Mohon tunggu...
Abdiel Gosal
Abdiel Gosal Mohon Tunggu... Full Time Blogger - Just for the purpose of class assignment

Just for the purpose of class assignment

Selanjutnya

Tutup

Film Pilihan

Apakah Film "Joker" Berbeda dengan Film-film Lain?

8 Oktober 2019   21:51 Diperbarui: 8 Oktober 2019   21:58 338
+
Laporkan Konten
Laporkan Akun
Kompasiana adalah platform blog. Konten ini menjadi tanggung jawab bloger dan tidak mewakili pandangan redaksi Kompas.
Lihat foto
credit gambar: Warner Bros

Joker, film yang baru saja keluar pada tanggal 2 Oktober 2019 menuai berbagai macam kontroversi dikarenakan oleh adegan-adegan kekerasan yang ditayangkan di film tersebut. 

Film ini menceritakan sebuah origin story salah satu dari supervillain dari komik superhero "Batman". 

Selain itu, di sutradarai oleh Todd Phillips dan menceritakan tentang Arthur Fleck (Joaquin Phoenix), seorang komedian gagal yang mengidap penyakit Pseudobulbar - sebuah kelainan dimana pengidap penyakit ini tidak bisa mengontrol ketawanya - menghadapi abuse dari orang-orang di sekitarnya, dan perlahan-lahan ia pun terjerumus ke dalam depresi yang dalam dan akhirnya tidak dapat mengontrol amarahnya. 

Lalu apa kontroversinya? 

Banyak yang mengatakan bahwa adegan yang ditampilkan terlalu keras dan membuat orang-orang merasa tidak nyaman, sampai-sampai beberapa dari mereka memilih untuk keluar dari teater bioskop. 

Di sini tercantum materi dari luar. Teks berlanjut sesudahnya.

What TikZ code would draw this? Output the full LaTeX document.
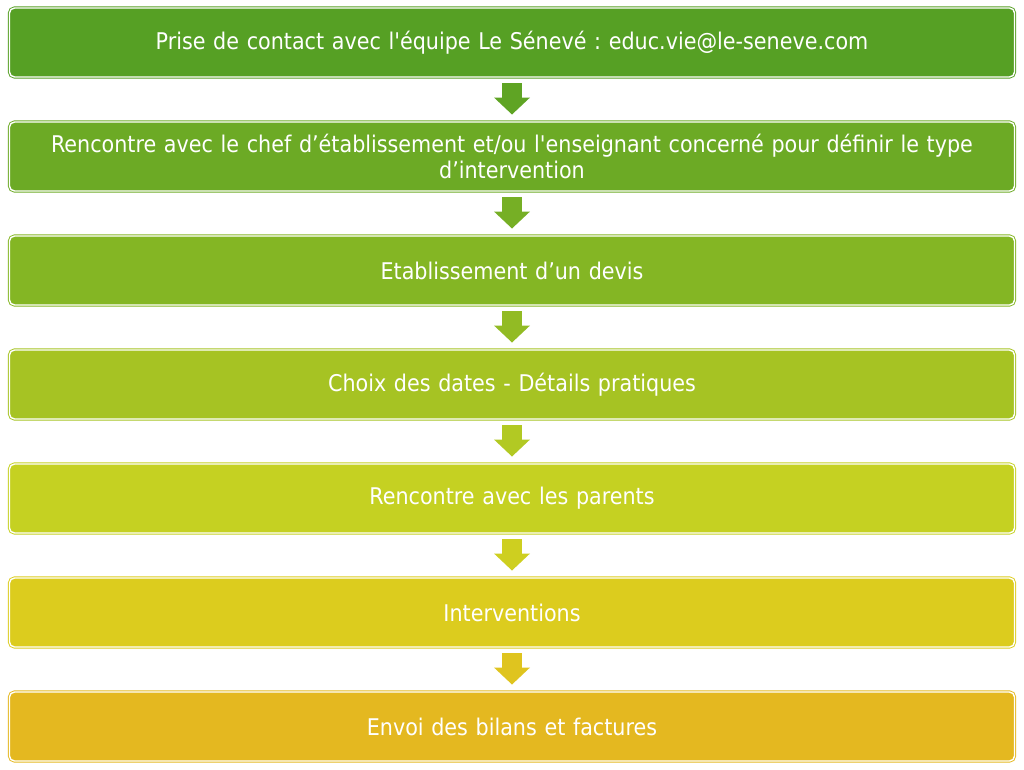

Menurut Daily Mail, meskipun film Joker berhasil memecahkan record Box Office di hari perdana penayangan, tidak semua orang menikmati film ini. Salah satu penonton mengungkapkan ketidaksukaannya dalam satu twit nya: 

'secara harafiah baru saja keluar dari pemutaran film Joker. Terlalu mengerikan untuk berada di sana dengan semua yang terjadi saat film ini mengagungkan kekerasan senjata dan masalah kesehatan mental'

Namun melihat dari perspektif yang berbeda, apakah film Joker menayangkan adegan kekerasan yang berlebihan? 

Satu poin utama yang perlu kita ingat adalah, film Joker ini mendapatkan rating 'Dewasa / Mature'. Rating ini secara idealnya membatasi umur yang dapat menikmati film ini. 

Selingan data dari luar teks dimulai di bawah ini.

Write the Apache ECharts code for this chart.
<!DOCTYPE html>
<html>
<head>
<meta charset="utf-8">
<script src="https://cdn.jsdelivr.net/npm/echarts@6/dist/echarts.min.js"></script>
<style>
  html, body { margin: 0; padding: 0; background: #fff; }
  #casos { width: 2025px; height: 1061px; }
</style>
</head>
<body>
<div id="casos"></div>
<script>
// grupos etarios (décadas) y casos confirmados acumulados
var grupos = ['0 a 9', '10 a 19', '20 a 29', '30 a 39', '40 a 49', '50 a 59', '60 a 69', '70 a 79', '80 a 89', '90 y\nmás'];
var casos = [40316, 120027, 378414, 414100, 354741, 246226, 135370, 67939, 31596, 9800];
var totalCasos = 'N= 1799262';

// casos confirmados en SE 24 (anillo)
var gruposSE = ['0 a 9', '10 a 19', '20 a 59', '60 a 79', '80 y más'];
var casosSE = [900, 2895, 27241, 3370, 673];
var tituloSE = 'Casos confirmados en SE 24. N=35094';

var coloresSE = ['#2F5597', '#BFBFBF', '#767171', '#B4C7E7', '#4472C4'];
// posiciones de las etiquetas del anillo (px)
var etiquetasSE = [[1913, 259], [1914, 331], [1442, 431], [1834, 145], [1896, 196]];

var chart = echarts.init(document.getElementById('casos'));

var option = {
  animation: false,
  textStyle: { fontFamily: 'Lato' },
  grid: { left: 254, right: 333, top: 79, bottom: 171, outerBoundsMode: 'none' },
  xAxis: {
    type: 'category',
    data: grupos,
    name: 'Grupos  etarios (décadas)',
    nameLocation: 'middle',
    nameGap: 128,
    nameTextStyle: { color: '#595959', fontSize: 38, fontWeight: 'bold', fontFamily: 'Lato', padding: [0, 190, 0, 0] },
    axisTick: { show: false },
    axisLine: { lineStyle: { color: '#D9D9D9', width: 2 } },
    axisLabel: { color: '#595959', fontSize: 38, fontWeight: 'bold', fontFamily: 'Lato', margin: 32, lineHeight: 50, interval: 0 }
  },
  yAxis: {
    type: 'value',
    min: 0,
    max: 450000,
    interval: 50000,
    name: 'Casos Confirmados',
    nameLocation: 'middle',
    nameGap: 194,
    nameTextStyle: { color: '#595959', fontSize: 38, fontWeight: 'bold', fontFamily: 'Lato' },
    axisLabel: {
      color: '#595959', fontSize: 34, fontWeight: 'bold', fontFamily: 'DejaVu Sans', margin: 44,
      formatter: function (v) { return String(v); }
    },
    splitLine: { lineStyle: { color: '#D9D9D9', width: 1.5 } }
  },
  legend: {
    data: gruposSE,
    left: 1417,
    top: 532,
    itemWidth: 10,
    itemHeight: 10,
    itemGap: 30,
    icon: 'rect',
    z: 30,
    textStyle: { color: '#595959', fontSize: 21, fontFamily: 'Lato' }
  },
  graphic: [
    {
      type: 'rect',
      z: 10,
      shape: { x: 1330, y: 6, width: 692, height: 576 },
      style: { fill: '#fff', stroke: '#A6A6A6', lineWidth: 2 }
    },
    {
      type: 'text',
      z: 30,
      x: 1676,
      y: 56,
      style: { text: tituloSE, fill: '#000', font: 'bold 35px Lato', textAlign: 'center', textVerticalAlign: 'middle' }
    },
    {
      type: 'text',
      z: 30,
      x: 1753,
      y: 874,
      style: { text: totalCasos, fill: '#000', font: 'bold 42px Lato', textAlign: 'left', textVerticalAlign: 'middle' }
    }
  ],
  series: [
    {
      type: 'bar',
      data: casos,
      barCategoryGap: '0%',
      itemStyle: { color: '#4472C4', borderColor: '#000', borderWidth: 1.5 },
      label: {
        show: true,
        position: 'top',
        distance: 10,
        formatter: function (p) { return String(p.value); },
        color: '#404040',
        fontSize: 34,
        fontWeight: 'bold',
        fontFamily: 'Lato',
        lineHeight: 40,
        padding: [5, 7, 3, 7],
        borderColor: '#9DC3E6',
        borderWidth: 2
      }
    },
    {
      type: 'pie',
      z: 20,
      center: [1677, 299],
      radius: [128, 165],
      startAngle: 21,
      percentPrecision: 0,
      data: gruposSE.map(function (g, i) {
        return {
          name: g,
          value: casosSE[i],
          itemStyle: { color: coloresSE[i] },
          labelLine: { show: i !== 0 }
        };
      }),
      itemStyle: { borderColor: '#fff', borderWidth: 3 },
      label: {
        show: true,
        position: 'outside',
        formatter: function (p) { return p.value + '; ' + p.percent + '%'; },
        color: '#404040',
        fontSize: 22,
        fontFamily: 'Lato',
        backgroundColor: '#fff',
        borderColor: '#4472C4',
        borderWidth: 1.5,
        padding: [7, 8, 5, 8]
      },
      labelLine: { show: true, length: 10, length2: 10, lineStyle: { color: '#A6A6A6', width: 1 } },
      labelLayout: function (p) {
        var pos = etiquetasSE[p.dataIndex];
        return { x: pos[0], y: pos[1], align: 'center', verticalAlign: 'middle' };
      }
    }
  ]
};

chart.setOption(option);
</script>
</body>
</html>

Namun terlepas dari rating yang telah ditetapkan, teater bioskop belum mengimplementasikan batasan ini secara efektif, dikarenakan oleh masih ditemukannya penonton-penonton dibawah umur yang menonton film Joker ini. 

Mungkin asumsinya adalah orang tua / anak yang ingin menonton ini tahu bahwa karakter Joker adalah karakter yang ditemukan dalam komik Batman, dan mengira bahwa film ini dapat ditonton oleh anak-anak. 

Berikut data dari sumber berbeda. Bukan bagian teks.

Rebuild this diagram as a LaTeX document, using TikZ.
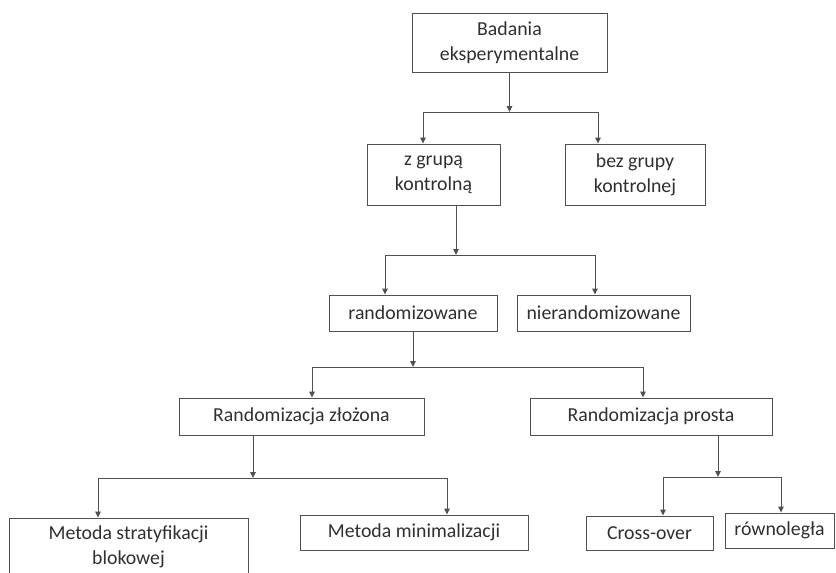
\documentclass[tikz,border=0pt]{standalone}
\usepackage{fontspec}
\setmainfont{Carlito}
\usetikzlibrary{arrows.meta}
\definecolor{linegray}{HTML}{505050}
\definecolor{textgray}{HTML}{303030}
\tikzset{
  box/.style={draw=linegray, line width=0.9pt, align=center, inner sep=0pt,
    text=textgray, font=\fontsize{19.8}{25}\selectfont},
  link/.style={draw=linegray, line width=0.9pt},
  arr/.style={link, -{Triangle[length=6pt,width=5.5pt]}}
}
\begin{document}
\begin{tikzpicture}[x=1pt,y=-1pt]
  \useasboundingbox (0,0) rectangle (836,573);
  \clip (0,0) rectangle (836,573);
  \fill[white] (0,0) rectangle (836,573);

  % boxes
  \node[box, minimum width=195, minimum height=59] (top) at (509.5,42.5) {Badania\\eksperymentalne};
  \node[box, minimum width=133, minimum height=61] (zg) at (433.5,174.5) {z grupą\\kontrolną};
  \node[box, minimum width=140, minimum height=61] (bez) at (635,174.5) {bez grupy\\kontrolnej};
  \node[box, minimum width=168, minimum height=36] (rand) at (413,313) {randomizowane};
  \node[box, minimum width=173, minimum height=36] (nrand) at (603.5,313) {nierandomizowane};
  \node[box, minimum width=245, minimum height=37] (zloz) at (301.5,416.5) {Randomizacja złożona};
  \node[box, minimum width=242, minimum height=37] (prosta) at (651,416.5) {Randomizacja prosta};
  \node[box, minimum width=239, minimum height=58] (strat) at (128.5,547) {Metoda stratyfikacji\\blokowej};
  \node[box, minimum width=228, minimum height=35] (minim) at (414,532.5) {Metoda minimalizacji};
  \node[box, minimum width=127, minimum height=34] (cross) at (649.5,533) {Cross-over};
  \node[box, minimum width=109, minimum height=35] (rown) at (779.5,530.5) {równoległa};

  % split points and branch ends
  \coordinate (j1) at (509.5,112);  \coordinate (l1) at (423,112);  \coordinate (r1) at (598,112);
  \coordinate (j2) at (456,255);    \coordinate (l2) at (385,255);  \coordinate (r2) at (595,255);
  \coordinate (j3) at (413,367);    \coordinate (l3) at (312,367);  \coordinate (r3) at (643,367);
  \coordinate (j4) at (253,478);    \coordinate (l4) at (98,478);   \coordinate (r4) at (447,478);
  \coordinate (j5) at (718,477);    \coordinate (l5) at (663,477);  \coordinate (r5) at (781,477);

  % level 1
  \draw[arr] (top.south) -- (j1);
  \draw[link] (l1) -- (r1);
  \draw[arr] (l1) -- (l1 |- zg.north);
  \draw[arr] (r1) -- (r1 |- bez.north);
  % level 2
  \draw[arr] (j2 |- zg.south) -- (j2);
  \draw[link] (l2) -- (r2);
  \draw[arr] (l2) -- (l2 |- rand.north);
  \draw[arr] (r2) -- (r2 |- nrand.north);
  % level 3
  \draw[arr] (rand.south) -- (j3);
  \draw[link] (l3) -- (r3);
  \draw[arr] (l3) -- (l3 |- zloz.north);
  \draw[arr] (r3) -- (r3 |- prosta.north);
  % level 4
  \draw[arr] (j4 |- zloz.south) -- (j4);
  \draw[link] (l4) -- (r4);
  \draw[arr] (l4) -- (l4 |- strat.north);
  \draw[arr] (r4) -- (r4 |- minim.north);
  % level 5
  \draw[arr] (j5 |- prosta.south) -- (j5);
  \draw[link] (l5) -- (r5);
  \draw[arr] (l5) -- (l5 |- cross.north);
  \draw[arr] (r5) -- (r5 |- rown.north);
\end{tikzpicture}
\end{document}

Kenyataannya adalah terdapat alasan jika sebuah film mendapatkan rating dewasa. Hal ini dapat dikarenakan oleh penggunakan kata-kata kasar, seks, partial nudity, penggunaan Narkoba, kekerasan dan lainnya. 

Poin selanjutnya adalah, apakah adegan-adegan kekerasan ini hanya ditemukan di film Joker? Jawabannya adalah tidak. Penggunaan kekerasan sebagai unsur hiburan dalam dunia perfilman bukanlah hal yang baru dan sering digunakan oleh banyak film. 

Lalu apakah adegannya terlalu keras? Sepertinya tidak, karena masih banyak film-film lain yang dipandang sebagai sebuah film yang bagus menayangkan adegan kekerasan yang jauh lebih banyak ketimbang film Joker ini. 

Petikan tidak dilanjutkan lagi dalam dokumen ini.